═════ SUPPLIED INFORMATION

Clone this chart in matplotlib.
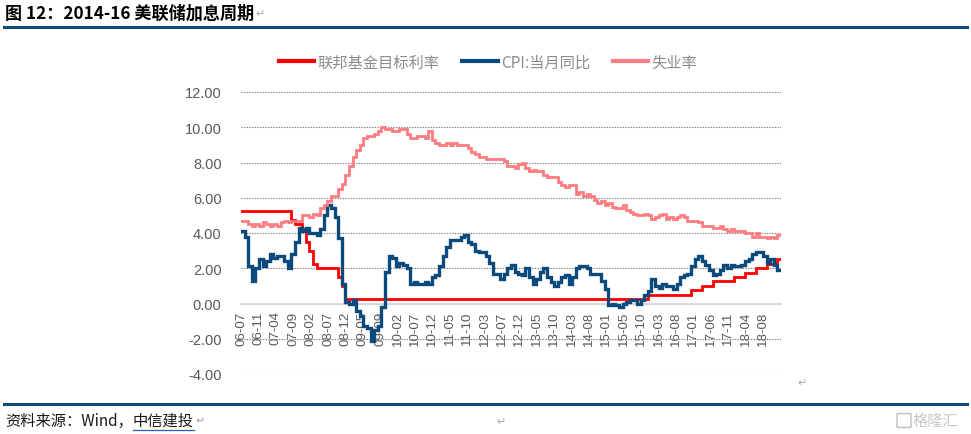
import numpy as np
import matplotlib
matplotlib.use("Agg")
import matplotlib.pyplot as plt
from matplotlib.lines import Line2D
from matplotlib.patches import FancyBboxPatch

# ---------------- data (monthly, 2006-07 .. 2018-12) ----------------
fed_rate = (
    [5.25, 5.25, 5.25, 5.25, 5.25, 5.25] +                                   # 2006 Jul-Dec
    [5.25, 5.25, 5.25, 5.25, 5.25, 5.25, 5.25, 5.25, 4.75, 4.5, 4.5, 4.25] +  # 2007
    [3.5, 3.0, 2.25, 2.0, 2.0, 2.0, 2.0, 2.0, 2.0, 1.5, 1.0, 0.25] +           # 2008
    [0.25] * 12 + [0.25] * 12 + [0.25] * 12 + [0.25] * 12 + [0.25] * 12 + [0.25] * 12 +  # 2009-2014
    [0.25, 0.25, 0.25, 0.25, 0.25, 0.25, 0.25, 0.25, 0.25, 0.25, 0.25, 0.5] +  # 2015
    [0.5, 0.5, 0.5, 0.5, 0.5, 0.5, 0.5, 0.5, 0.5, 0.5, 0.5, 0.75] +            # 2016
    [0.75, 0.75, 1.0, 1.0, 1.0, 1.25, 1.25, 1.25, 1.25, 1.25, 1.25, 1.5] +     # 2017
    [1.5, 1.5, 1.75, 1.75, 1.75, 2.0, 2.0, 2.0, 2.25, 2.25, 2.25, 2.5]         # 2018
)

cpi_yoy = (
    [4.1, 3.8, 2.1, 1.3, 2.0, 2.5] +
    [2.1, 2.4, 2.8, 2.6, 2.7, 2.7, 2.4, 2.0, 2.8, 3.5, 4.3, 4.1] +
    [4.3, 4.0, 4.0, 3.9, 4.2, 5.0, 5.6, 5.4, 4.9, 3.7, 1.1, 0.1] +
    [0.0, 0.2, -0.4, -0.7, -1.3, -1.4, -2.1, -1.5, -1.3, -0.2, 1.8, 2.7] +
    [2.6, 2.1, 2.3, 2.2, 2.0, 1.1, 1.2, 1.1, 1.1, 1.2, 1.1, 1.5] +
    [1.6, 2.1, 2.7, 3.2, 3.6, 3.6, 3.6, 3.8, 3.9, 3.5, 3.4, 3.0] +
    [2.9, 2.9, 2.7, 2.3, 1.7, 1.7, 1.4, 1.7, 2.0, 2.2, 1.8, 1.7] +
    [1.6, 2.0, 1.5, 1.1, 1.4, 1.8, 2.0, 1.5, 1.2, 1.0, 1.2, 1.5] +
    [1.6, 1.1, 1.5, 2.0, 2.1, 2.1, 2.0, 1.7, 1.7, 1.7, 1.3, 0.8] +
    [-0.1, 0.0, -0.1, -0.2, 0.0, 0.1, 0.2, 0.2, 0.0, 0.2, 0.5, 0.7] +
    [1.4, 1.0, 0.9, 1.1, 1.0, 1.0, 0.8, 1.1, 1.5, 1.6, 1.7, 2.1] +
    [2.5, 2.7, 2.4, 2.2, 1.9, 1.6, 1.7, 1.9, 2.2, 2.0, 2.2, 2.1] +
    [2.1, 2.2, 2.4, 2.5, 2.8, 2.9, 2.9, 2.7, 2.3, 2.5, 2.2, 1.9]
)

unemployment = (
    [4.7, 4.7, 4.5, 4.4, 4.5, 4.4] +
    [4.6, 4.5, 4.4, 4.5, 4.4, 4.6, 4.7, 4.6, 4.7, 4.7, 4.7, 5.0] +
    [5.0, 4.9, 5.1, 5.0, 5.4, 5.6, 5.8, 6.1, 6.1, 6.5, 6.8, 7.3] +
    [7.8, 8.3, 8.7, 9.0, 9.4, 9.5, 9.5, 9.6, 9.8, 10.0, 9.9, 9.9] +
    [9.8, 9.8, 9.9, 9.9, 9.6, 9.4, 9.4, 9.5, 9.5, 9.4, 9.8, 9.3] +
    [9.1, 9.0, 9.0, 9.1, 9.0, 9.1, 9.0, 9.0, 9.0, 8.8, 8.6, 8.5] +
    [8.3, 8.3, 8.2, 8.2, 8.2, 8.2, 8.2, 8.1, 7.8, 7.8, 7.7, 7.9] +
    [8.0, 7.7, 7.5, 7.6, 7.5, 7.5, 7.3, 7.2, 7.2, 7.2, 6.9, 6.7] +
    [6.6, 6.7, 6.7, 6.2, 6.3, 6.1, 6.2, 6.1, 5.9, 5.7, 5.8, 5.6] +
    [5.7, 5.5, 5.4, 5.4, 5.6, 5.3, 5.2, 5.1, 5.0, 5.0, 5.1, 5.0] +
    [4.8, 4.9, 5.0, 5.1, 4.8, 4.9, 4.8, 4.9, 5.0, 4.9, 4.7, 4.7] +
    [4.7, 4.6, 4.4, 4.4, 4.4, 4.3, 4.3, 4.4, 4.2, 4.1, 4.2, 4.1] +
    [4.1, 4.1, 4.0, 4.0, 3.8, 4.0, 3.8, 3.8, 3.7, 3.8, 3.7, 3.9]
)

tick_labels = ["06-07", "06-11", "07-04", "07-09", "08-02", "08-07", "08-12",
               "09-05", "09-09", "10-02", "10-07", "10-12", "11-05", "11-10",
               "12-03", "12-07", "12-12", "13-05", "13-10", "14-03", "14-08",
               "15-01", "15-05", "15-10", "16-03", "16-08", "17-01", "17-06",
               "17-11", "18-04", "18-08"]

series_names = ["联邦基金目标利率", "CPI:当月同比", "失业率"]
series_colors = ["#FF0000", "#0B4A7D", "#FF7C80"]

# ---------------- figure ----------------
W, H = 971, 435
fig = plt.figure(figsize=(W / 100, H / 100), dpi=100)
fig.patch.set_facecolor("white")

cjk = ["Noto Sans CJK SC", "DejaVu Sans"]

ax = fig.add_axes([241 / W, 1 - 375 / H, 540 / W, 282 / H])
n = len(cpi_yoy)
x = np.arange(n + 1)

def ext(v):
    v = list(v)
    return v + [v[-1]]

handles = []
for vals, col, lw in zip([fed_rate, cpi_yoy, unemployment], series_colors, [2.0, 2.4, 2.0]):
    h, = ax.plot(x, ext(vals), drawstyle="steps-post", color=col, lw=lw,
                 solid_joinstyle="miter", zorder=3)
    handles.append(h)

for s in ["top", "right", "left"]:
    ax.spines[s].set_visible(False)
ax.spines["bottom"].set_position(("data", 0))
ax.spines["bottom"].set_color("#D9D9D9")
ax.spines["bottom"].set_linewidth(1.3)

ax.set_xlim(0, n)
ax.set_ylim(-4, 12)
yt = np.arange(-4, 12.1, 2)
ax.set_yticks(yt)
ax.set_yticklabels([f"{v:.2f}" for v in yt],
                   fontsize=10.5, color="#595959", family="Liberation Sans")

tick_pos = np.linspace(0, 145, len(tick_labels))
ax.set_xticks(tick_pos)
ax.set_xticklabels(tick_labels, rotation=90, fontsize=9.6, color="#595959",
                   family="Liberation Sans", va="top", ha="center")

ax.tick_params(axis="both", length=0)
ax.tick_params(axis="y", pad=14)
ax.tick_params(axis="x", pad=5)
ax.yaxis.grid(True, linestyle=(0, (1.2, 1.2)), color="#7F7F7F", lw=0.8)
ax.set_axisbelow(True)

# legend
leg = fig.legend(handles, series_names, loc="center", bbox_to_anchor=(488 / W, 1 - 63 / H),
                 ncol=3, frameon=False, handlelength=2.3, handletextpad=0.2,
                 columnspacing=1.5, prop={"family": cjk, "size": 11})
for t in leg.get_texts():
    t.set_color("#8C8C8C")
for l in leg.get_lines():
    l.set_linewidth(3)

# title and rules
fig.text(5 / W, 1 - 14 / H, "图 12：2014-16 美联储加息周期", fontsize=12.3, fontweight="bold",
         family=cjk, va="center", ha="left", color="black")
fig.text(255 / W, 1 - 14 / H, "↵", fontsize=8, color="#A6A6A6", va="center", family="DejaVu Sans")
fig.add_artist(Line2D([4 / W, 967 / W], [1 - 28 / H] * 2, color="#0E4C7C", lw=2.2))
fig.add_artist(Line2D([4 / W, 967 / W], [1 - 405 / H] * 2, color="#0E4C7C", lw=2.2))

fig.text(797 / W, 1 - 383 / H, "↵", fontsize=8, color="#A6A6A6", va="center", family="DejaVu Sans")

# footer
f1 = fig.text(5 / W, 1 - 421 / H, "资料来源：Wind，", fontsize=11, style="italic",
              family=cjk, va="center", ha="left", color="#1A1A1A")
fig.canvas.draw()
r = fig.canvas.get_renderer()
bb = f1.get_window_extent(r)
f2 = fig.text(bb.x1 / W, 1 - 421 / H, "中信建投", fontsize=11, style="italic",
              family=cjk, va="center", ha="left", color="#1A1A1A")
fig.canvas.draw()
bb2 = f2.get_window_extent(r)
fig.add_artist(Line2D([bb2.x0 / W, bb2.x1 / W], [1 - 431 / H] * 2, color="#2F5DB8", lw=0.9))
fig.text((bb2.x1 + 2) / W, 1 - 421 / H, "↵", fontsize=8, color="#A6A6A6", va="center",
         family="DejaVu Sans")
fig.text(496 / W, 1 - 422 / H, "↵", fontsize=8, color="#A6A6A6", va="center", family="DejaVu Sans")

# watermark
fig.add_artist(FancyBboxPatch((898 / W, 1 - 428 / H), 12 / W, 13 / H,
                              boxstyle="round,pad=0.001", fill=False,
                              ec="#C8C8C8", lw=1.2, transform=fig.transFigure))
fig.text(913 / W, 1 - 421 / H, "格隆汇", fontsize=11, color="#C8C8C8", family=cjk,
         va="center", ha="left")

fig.savefig("out.png", dpi=100, facecolor="white")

══════════

» **EXERCISE DIRECTIONS**
Each line holding "matplotlib" must be found and copied.

» **THE RESULT**
Clone this chart in matplotlib.
import matplotlib
matplotlib.use("Agg")
import matplotlib.pyplot as plt
from matplotlib.lines import Line2D
from matplotlib.patches import FancyBboxPatch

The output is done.